In an automotive application, for example, AI could be forced to decide between risking its occupants’ life by careening into an oncoming car, or swerving to avoid the crash and collecting pedestrians instead.
“What you will get is that inevitably, if there is an accident that is going to happen, the car will slow to the slowest position, but it won’t be able to say that if I swerve this way I will hit that person or if go that way that will happen…
“And that won’t be true Level 5, because true Level 5 is the person is in the back, the person doesn’t have control.”
Other manufacturers have approached the problem differently, suggesting it’s their job to ensure the vehicle see such a situation in the first place, or arguing vehicles should protect their occupants above all else.
These questions are less about technical ability, instead focusing on an as-yet undetermined ethical code for AI.
Either way, abdicating responsibility for these decisions would technically disqualify a vehicle from being Level 5 autonomous – something that doesn’t seem to worry BMW.

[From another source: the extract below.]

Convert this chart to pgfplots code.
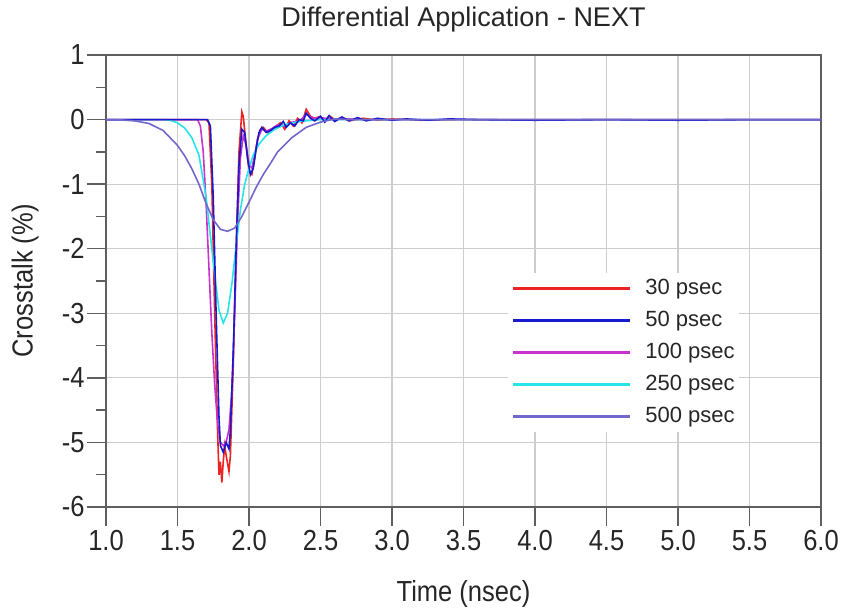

Unlike some groups like the Renault-Nissan Alliance, which relies heavily on network connectivity for autonomy, BMW will equip its vehicles with the computing power to make self-driving decisions, without relying on the 5G connection expected to form a part of the brand’s autonomous back-end.
“The car must have the ability to make its own decisions, that can’t be reliant on the back-end… what we will have is connectivity for a back-end assessment system, but the control system is in the car at that moment in time.”
The current Level 2 or 2.5 systems in BMWs will be expanded with Level 3, 4 and (limited) 5 capacity by 2021. Even so, BMW says its current capability for semi-autonomous driving could be extended further, if not for driver attention issues.
“One thing that we have been very clear that some other companies have not be so clear on, is saying how long will it take the driver to get reengaged in the circumstances before losing concentration and at the moment that is about a minute, more or less, if we made it ten minutes, which are more than capable of doing, if there are a set of circumstances that you need to be engaged [with taking over driving], the time it takes to understand the situation it is much longer.”
Robertson also argues it will take a ‘very, very long time’ before autonomous driving capability will become commonplace.